Peões
Nota: 5
Em outubro de 2002, apesar de indefinidas, as eleições presidenciais já não tinham volta. Com o triunfo do PT, finalmente, fez-se o justo reconhecimento de um movimento nascido no sindicalismo em 1979/80. O povo, enfim, chegou ao poder. Hoje já sabemos no que deu o governo de Luís Inácio Lula da Silva. Mas aqueles dias embebidos em sonho ainda conservavam o orgulho e a esperança. São os dias retratados em dois documentários, Entreatos e Peões, ambos finalizados em 2004, que ganham estréia simultânea.
O primeiro, dirigido por João Moreira Salles, acompanha de perto a rotina do então candidato durante as vésperas da eleição. Já Peões busca, como explica o título de dúbias interpretações, os obreiros manejados em nome dessa causa.
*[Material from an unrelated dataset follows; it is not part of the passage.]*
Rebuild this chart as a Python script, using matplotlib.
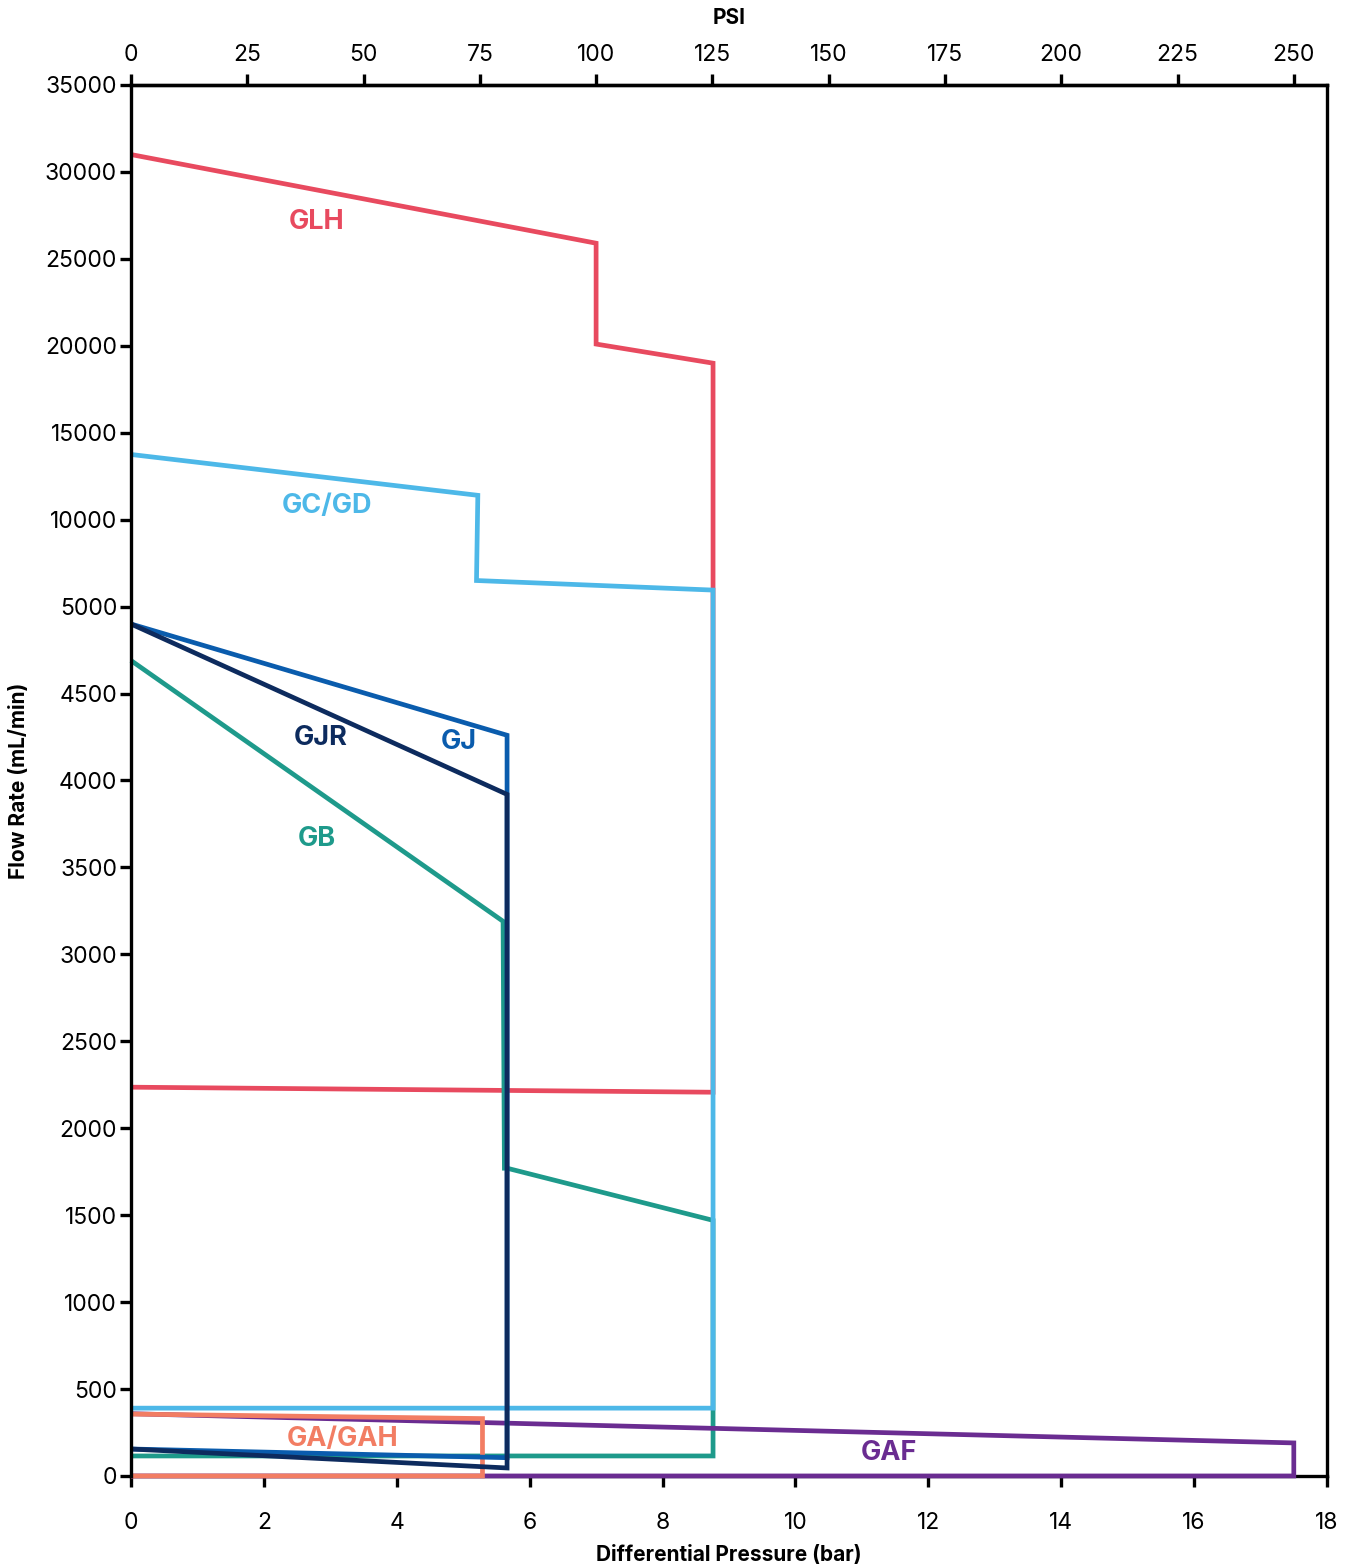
"""
Flow rate vs differential pressure envelopes per pump head.
Y axis is piecewise: 0-5000 in 500 steps, then 5000-35000 in 5000 steps.
"""
import numpy as np
import matplotlib
matplotlib.use("Agg")
import matplotlib.pyplot as plt

plt.rcParams["font.family"] = ["Inter", "DejaVu Sans"]

# ---------------- data (bar, mL/min) ----------------
glh_x = [0, 7.0, 7.0, 8.76, 8.76, 0]
glh_y = [31000, 25900, 20100, 19000, 2207, 2236]

gcgd_x = [0, 5.22, 5.20, 8.76, 8.76, 0]
gcgd_y = [13750, 11400, 6500, 5950, 390, 390]

gb_x = [0, 5.60, 5.62, 5.66, 8.76, 8.76, 0]
gb_y = [4690, 3190, 1770, 1770, 1470, 115, 115]

gj_x = [0, 5.66, 5.66, 0]
gj_y = [4900, 4260, 105, 155]

gjr_x = [0, 5.66, 5.66, 0]
gjr_y = [4900, 3920, 46, 155]

gaf_x = [0, 17.5, 17.5, 0]
gaf_y = [358, 190, 0, 0]

ga_x = [0, 5.29, 5.29, 0]
ga_y = [356, 330, 0, 0]

y_ticks = [0, 500, 1000, 1500, 2000, 2500, 3000, 3500, 4000, 4500, 5000,
           10000, 15000, 20000, 25000, 30000, 35000]
x_ticks = [0, 2, 4, 6, 8, 10, 12, 14, 16, 18]
psi_ticks = [0, 25, 50, 75, 100, 125, 150, 175, 200, 225, 250]
PSI_PER_BAR = 250 / 17.5

# label name, x, y, colour
labels = [
    ("GLH", 2.79, 27100, "#E84A5F"),
    ("GC/GD", 2.95, 10800, "#4DB8E8"),
    ("GJR", 2.86, 4247, "#0D2B5E"),
    ("GJ", 4.94, 4224, "#0A5CAD"),
    ("GB", 2.79, 3661, "#1E9A8B"),
    ("GA/GAH", 3.18, 210, "#F27D63"),
    ("GAF", 11.4, 132, "#6A2C91"),
]


# ---------------- piecewise y scale ----------------
def fwd(y):
    y = np.asarray(y, dtype=float)
    return np.where(y <= 5000, y / 500.0, 10 + (y - 5000) / 5000.0)


def inv(t):
    t = np.asarray(t, dtype=float)
    return np.where(t <= 10, t * 500.0, 5000 + (t - 10) * 5000.0)


fig = plt.figure(figsize=(13.53, 15.68), dpi=100)
ax = fig.add_axes([0.0968, 0.0587, 0.884, 0.8871])
ax.set_yscale("function", functions=(fwd, inv))

lw = 3.4
style = dict(lw=lw, solid_joinstyle="miter", solid_capstyle="butt",
             clip_on=False)
ax.plot(glh_x, glh_y, color="#E84A5F", zorder=2, **style)
ax.plot(gb_x, gb_y, color="#1E9A8B", zorder=2, **style)
ax.plot(gcgd_x, gcgd_y, color="#4DB8E8", zorder=3, **style)
ax.plot(gaf_x, gaf_y, color="#6A2C91", zorder=3, **style)
ax.plot(ga_x, ga_y, color="#F27D63", zorder=4, **style)
ax.plot(gj_x, gj_y, color="#0A5CAD", zorder=4, **style)
ax.plot(gjr_x, gjr_y, color="#0D2B5E", zorder=5, **style)

for name, lx, ly, col in labels:
    ax.text(lx, ly, name, color=col, fontsize=19.5, fontweight="bold",
            ha="center", va="center", zorder=6)

ax.set_xlim(0, 18)
ax.set_ylim(0, 35000)
ax.set_yticks(y_ticks)
ax.set_yticklabels([str(v) for v in y_ticks])
ax.set_xticks(x_ticks)

for sp in ax.spines.values():
    sp.set_linewidth(2.4)
    sp.set_zorder(1)
ax.spines["left"].set_zorder(8)
ax.tick_params(axis="both", direction="out", length=8, width=2.4,
               labelsize=16.5)
ax.tick_params(axis="y", pad=2)
ax.tick_params(axis="x", pad=18)

ax.set_xlabel("Differential Pressure (bar)", fontsize=15, fontweight="bold")
ax.xaxis.set_label_coords(0.5, -0.0496)
ax.set_ylabel("Flow Rate (mL/min)", fontsize=15, fontweight="bold")
ax.yaxis.set_label_coords(-0.0855, 0.5)

top = ax.secondary_xaxis("top", functions=(lambda b: b * PSI_PER_BAR,
                                           lambda p: p / PSI_PER_BAR))
top.set_xticks(psi_ticks)
top.tick_params(direction="out", length=8, width=2.4, labelsize=16.5, pad=5.5)
top.spines["top"].set_linewidth(2.4)
top.set_xlabel("PSI", fontsize=15, fontweight="bold")
top.xaxis.set_label_coords(0.5, 1.0439, transform=ax.transAxes)

fig.savefig("out.png", dpi=100)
O diretor Eduardo Coutinho vai ao ABC paulista para resgatar homens e mulheres que alicerçaram o embrião do Partido dos Trabalhadores - mas não passaram do anonimato. Evita personagens que ascenderam na burocracia ou na política. O seu interesse vai desde piqueteiros incorrigíveis e comunistas convictos até desempregados e aposentados por acidentes de trabalho. Documentarista adepto das entrevistas, hábil interlocutor, ele extrai intimidades dessas pessoas que viveram ou ainda vivem o engajamento sindical.
O diretor tem escrúpulos de excluir, na montagem, o trecho que cita o apego de Lula pela bebida, mas isso não significa que Peões seja chapa-branca. Pelo contrário, fica implícito na ordem de depoimentos o tom crítico: o último entrevistado deseja para o filho uma vida melhor do que ser meramente um peão.
Mais do que isso, toda a narrativa é construída com o intuito de humanizar o período, e não endeusá-lo. Coutinho filmou as fábricas, os locais que fizeram a história das greves, mas não utiliza essas imagens na edição final. Assim, Peões resultou - nas próprias palavras do diretor do palavroso Edifício Master (2002) - "no seu filme mais falado". Sai o tom épico que não lhe interessa, entra a melancolia dos desabafos.
Há algumas cenas históricas inseridas, pesquisadas em filmes da época, como ABC da Greve (de Leon Hirszman, filmado em 79, mas finalizado apenas em 90), mas que entram aqui somente para servir de contextualização. E não daria para suprimir, mesmo, a cena filmada por Hirszman em que Lula é chamado pelos grevistas, dias após a sua prisão pelo regime militar, para reocupar o lugar de comandante dos protestos. Por mais que Coutinho se despoje da eloquência, é impossível negar o tom messiânico da cena.
Nas lembranças dos ex-amigos, dentre os expoentes de 1980, Lula sempre foi maior que todos. Em 2002, a eleição mal se resolvia e os peões já imploravam para não serem esquecidos.